The City of Chicago passed the country’s first censorship law in 1907 prohibiting the “exhibition of obscene and immoral” moving pictures “commonly shown in mutoscopes, kinetoscopes, cinemetographs, and penny arcades.” The ordinance required movie theater owners to obtain a permit from the chief of police, who had the authority to refuse permits to owners exhibiting obscene material.

Jake Block and other five- and ten-cent movie operators sued the City of Chicago for an injunction to stop enforcement of the ordinance because it was unconstitutional. The Chief of Police denied Block from showing two movies, The James Boys and Night Riders. Block argued that motion picture exhibitors had been unconstitutionally singled out and suffered from burdensome regulation. Block argued further that depiction of historical events could not be determined obscene or immoral and pointed out that stage plays did not need approval from the censors before performances. The Superior Court of Cook County found for the City, and Block appealed to the Illinois Supreme Court.
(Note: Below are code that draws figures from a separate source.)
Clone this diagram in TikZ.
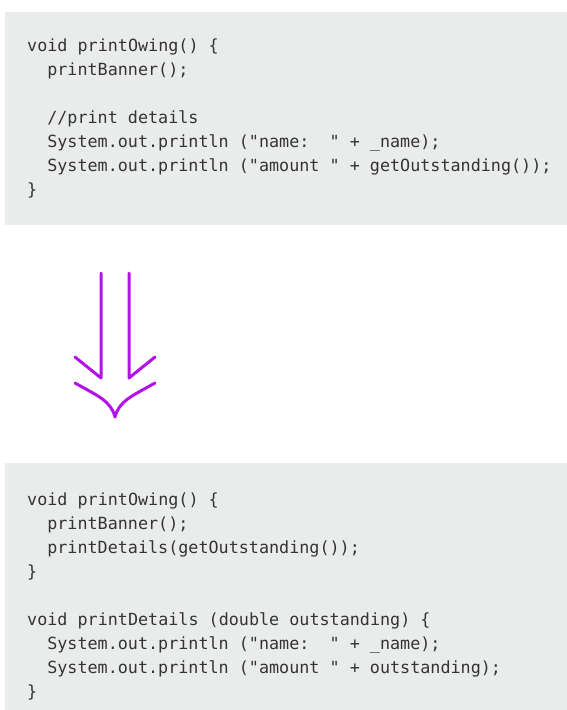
\documentclass[tikz,border=0pt]{standalone}
\usepackage{fontspec}
\setmonofont{DejaVu Sans Mono}
\definecolor{codebg}{RGB}{234,235,235}
\definecolor{codefg}{RGB}{52,52,52}
\definecolor{refac}{RGB}{178,18,232}
\newcommand{\codeindent}{\hspace*{1.2em}}
\tikzset{
  codebox/.style={fill=codebg, draw=none},
  codeline/.style={anchor=base west, inner sep=0pt, text=codefg,
    font=\ttfamily\fontsize{16.75}{24}\selectfont},
  refarrow/.style={draw=refac, line width=3pt, line cap=round, line join=round}
}
\begin{document}
\begin{tikzpicture}[x=1pt,y=-1pt]
  \useasboundingbox (0,0) rectangle (567,710);
  % before: the long method
  \path[codebox] (5,12) rectangle (567,225);
  \node[codeline] (a1) at (27,51)  {void printOwing() \{};
  \node[codeline] (a2) at (27,75)  {\codeindent printBanner();};
  \node[codeline] (a3) at (27,123) {\codeindent //print details};
  \node[codeline] (a4) at (27,147) {\codeindent System.out.println ("name:~~" + \_name);};
  \node[codeline] (a5) at (27,171) {\codeindent System.out.println ("amount " + getOutstanding());};
  \node[codeline] (a6) at (27,195) {\}};
  % refactoring arrow
  \coordinate (lt) at (101,273);
  \coordinate (lb) at (101,378);
  \coordinate (rt) at (129,273);
  \coordinate (rb) at (129,378);
  \coordinate (tip) at (115,417);
  \draw[refarrow] (lt) -- (lb) -- (75,357);
  \draw[refarrow] (rt) -- (rb) -- (155,357);
  \draw[refarrow] (75,383) .. controls (98,396) and (111,401) .. (tip)
                  .. controls (119,401) and (132,396) .. (155,383);
  % after: extracted method
  \path[codebox] (5,463) rectangle (567,710);
  \node[codeline] (b1) at (27,505) {void printOwing() \{};
  \node[codeline] (b2) at (27,529) {\codeindent printBanner();};
  \node[codeline] (b3) at (27,553) {\codeindent printDetails(getOutstanding());};
  \node[codeline] (b4) at (27,577) {\}};
  \node[codeline] (b5) at (27,625) {void printDetails (double outstanding) \{};
  \node[codeline] (b6) at (27,649) {\codeindent System.out.println ("name:~~" + \_name);};
  \node[codeline] (b7) at (27,673) {\codeindent System.out.println ("amount " + outstanding);};
  \node[codeline] (b8) at (27,697) {\}};
\end{tikzpicture}
\end{document}
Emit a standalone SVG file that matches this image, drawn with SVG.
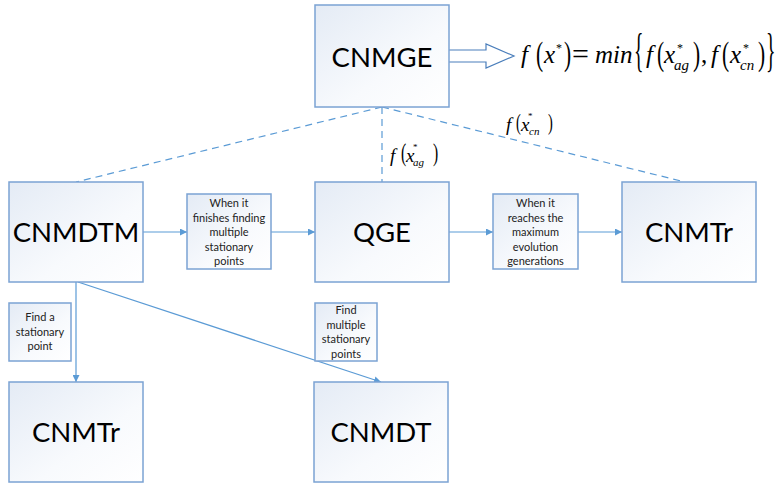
<svg xmlns="http://www.w3.org/2000/svg" width="779" height="484" viewBox="0 0 779 484">
<defs>
<linearGradient id="g" x1="0" y1="0" x2="1" y2="1">
<stop offset="0" stop-color="#e4ebf5"/>
<stop offset="0.6" stop-color="#f8fafd"/>
<stop offset="1" stop-color="#ffffff"/>
</linearGradient>
<marker id="ah" viewBox="0 0 10 10" refX="10" refY="5" markerWidth="7" markerHeight="7" markerUnits="userSpaceOnUse" orient="auto">
<path d="M0,0 L10,5 L0,10 z" fill="#5b9bd5"/>
</marker>
</defs>
<style>
.box{fill:url(#g);stroke:#7ba3d3;stroke-width:1.5}
.big{font-family:Lato,"Liberation Sans",sans-serif;font-size:27.5px;fill:#000;text-anchor:middle}
.sm{font-family:Lato,"Liberation Sans",sans-serif;font-size:11px;fill:#222;text-anchor:middle}
.ln{stroke:#5b9bd5;stroke-width:1.2;fill:none}
.dash{stroke:#5b9bd5;stroke-width:1.2;fill:none;stroke-dasharray:7,5}
.m{font-family:"Liberation Serif","Times New Roman",serif;font-style:italic;fill:#000}
.mp{font-family:"Liberation Serif","Times New Roman",serif;fill:#000}
</style>
<g id="connectors">
<line class="dash" x1="382" y1="107" x2="76" y2="182"/>
<line class="dash" x1="382" y1="107" x2="382" y2="182"/>
<line class="dash" x1="382" y1="107" x2="685" y2="182"/>
<line class="ln" x1="143" y1="232" x2="187" y2="232" marker-end="url(#ah)"/>
<line class="ln" x1="271" y1="232" x2="315" y2="232" marker-end="url(#ah)"/>
<line class="ln" x1="449" y1="232" x2="493" y2="232" marker-end="url(#ah)"/>
<line class="ln" x1="578" y1="232" x2="622" y2="232" marker-end="url(#ah)"/>
<line class="ln" x1="76" y1="282" x2="76" y2="382" marker-end="url(#ah)"/>
<line class="ln" x1="78" y1="282" x2="381" y2="382" marker-end="url(#ah)"/>
<path d="M449,50 L486,50 L486,44 L514,56 L486,68 L486,62 L449,62" fill="#fff" stroke="#4a7ebb" stroke-width="1.2"/>
</g>
<g id="formula">
<text class="m" x="521" y="63" font-size="25">f</text>
<text class="mp" font-size="33" transform="translate(536,65) scale(0.65,1)">(</text>
<text class="m" x="544" y="63" font-size="25">x</text>
<text class="mp" x="556" y="52" font-size="12">*</text>
<text class="mp" font-size="33" transform="translate(564,65) scale(0.65,1)">)</text>
<text class="mp" x="572" y="64" font-size="30">=</text>
<text class="m" x="595" y="63" font-size="25">min</text>
<text class="mp" font-size="47" transform="translate(634,66) scale(0.42,1)">{</text>
<text class="m" x="646" y="63" font-size="25">f</text>
<text class="mp" font-size="33" transform="translate(657,65) scale(0.65,1)">(</text>
<text class="m" x="664" y="63" font-size="25">x</text>
<text class="mp" x="677" y="52" font-size="12">*</text>
<text class="m" x="674" y="70" font-size="15">ag</text>
<text class="mp" font-size="33" transform="translate(693,65) scale(0.65,1)">)</text>
<text class="mp" x="701" y="63" font-size="25">,</text>
<text class="m" x="711" y="63" font-size="25">f</text>
<text class="mp" font-size="33" transform="translate(722,65) scale(0.65,1)">(</text>
<text class="m" x="730" y="63" font-size="25">x</text>
<text class="mp" x="743" y="52" font-size="12">*</text>
<text class="m" x="740" y="70" font-size="15">cn</text>
<text class="mp" font-size="33" transform="translate(758,65) scale(0.65,1)">)</text>
<text class="mp" font-size="47" transform="translate(766,66) scale(0.42,1)">}</text>
</g>
<g id="label-ag">
<text class="m" x="390" y="162" font-size="19">f</text>
<text class="mp" font-size="26" transform="translate(401,161) scale(0.6,1)">(</text>
<text class="m" x="406" y="162" font-size="19">x</text>
<text class="mp" x="413" y="150" font-size="9">*</text>
<text class="m" x="413" y="166" font-size="11">ag</text>
<text class="mp" font-size="26" transform="translate(433,161) scale(0.6,1)">)</text>
</g>
<g id="label-cn">
<text class="m" x="506" y="131" font-size="19">f</text>
<text class="mp" font-size="24" transform="translate(516,130) scale(0.6,1)">(</text>
<text class="m" x="521" y="131" font-size="19">x</text>
<text class="mp" x="528" y="119" font-size="9">*</text>
<text class="m" x="529" y="135" font-size="11">cn</text>
<text class="mp" font-size="24" transform="translate(548,130) scale(0.6,1)">)</text>
</g>
<g id="CNMGE"><rect class="box" x="315" y="5" width="134" height="102"/><text class="big" x="382" y="67">CNMGE</text></g>
<g id="CNMDTM"><rect class="box" x="9" y="182" width="134" height="100"/><text class="big" x="76" y="242">CNMDTM</text></g>
<g id="QGE"><rect class="box" x="315" y="182" width="134" height="100"/><text class="big" x="382" y="242">QGE</text></g>
<g id="CNMTr-right"><rect class="box" x="622" y="182" width="134" height="100"/><text class="big" x="689" y="242">CNMTr</text></g>
<g id="CNMTr-bottom"><rect class="box" x="9" y="382" width="134" height="100"/><text class="big" x="76" y="442">CNMTr</text></g>
<g id="CNMDT"><rect class="box" x="314" y="382" width="134" height="100"/><text class="big" x="381" y="442">CNMDT</text></g>
<g id="label-finishes"><rect class="box" x="187" y="194" width="84" height="75" stroke-width="1.2"/>
<text class="sm" x="229" y="207">When it</text><text class="sm" x="229" y="221.5">finishes finding</text><text class="sm" x="229" y="236">multiple</text><text class="sm" x="229" y="250.5">stationary</text><text class="sm" x="229" y="265">points</text></g>
<g id="label-reaches"><rect class="box" x="493" y="194" width="85" height="75" stroke-width="1.2"/>
<text class="sm" x="535.5" y="207">When it</text><text class="sm" x="535.5" y="221.5">reaches the</text><text class="sm" x="535.5" y="236">maximum</text><text class="sm" x="535.5" y="250.5">evolution</text><text class="sm" x="535.5" y="265">generations</text></g>
<g id="label-find-one"><rect class="box" x="9" y="303" width="62" height="58" stroke-width="1.2"/>
<text class="sm" x="40" y="321">Find a</text><text class="sm" x="40" y="335.5">stationary</text><text class="sm" x="40" y="350">point</text></g>
<g id="label-find-multi"><rect class="box" x="315" y="303" width="62" height="58" stroke-width="1.2"/>
<text class="sm" x="346" y="314">Find</text><text class="sm" x="346" y="328.5">multiple</text><text class="sm" x="346" y="343">stationary</text><text class="sm" x="346" y="357.5">points</text></g>
</svg>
In Block et al. v. City of Chicago (239 Ill. 251 (1909)), the Supreme Court upheld the city’s ordinance and Superior Court’s ruling. Chief Justice James Cartwright wrote the opinion that motion pictures were indeed different from stage plays and could be regulated along with nickelodeons and similar forms of entertainment. He also found that censorship was a valid police power and that the City of Chicago did not abuse its power in the administration of the law. Cartwright wrote “there are people who differ upon the subject as to what is immoral and obscene,” but it was important to have the local government apply the test in the case of motion pictures because the low price of admission allows for frequent attendance by children. Cartwright concluded that the audience must be protected from obscene and immoral depictions, and that the “welfare of society demands that every effort of municipal authorities to afford such protection shall be sustained.”

The case was significant because it was the first case in the country that dealt with movie censorship, and other municipalities followed suit, creating many different standards nationwide. The Motion Picture Association of America (MPAA) formed in 1922 to promote movies and to secure financing, but also to promote a “clean, moral tone” in movies. The MPAA loosened many of its restrictions in the 1950s, but the Block precedent remained in place until the 1961 U.S. Supreme Court case of Times Film Corporation v. City of Chicago (365 U.S. 43) held that Chicago’s 1907 ordinance restricted free speech. In 1968, the MPAA recommended that movie studios use voluntary ratings based on age, which, after a few modifications, is the system currently in place.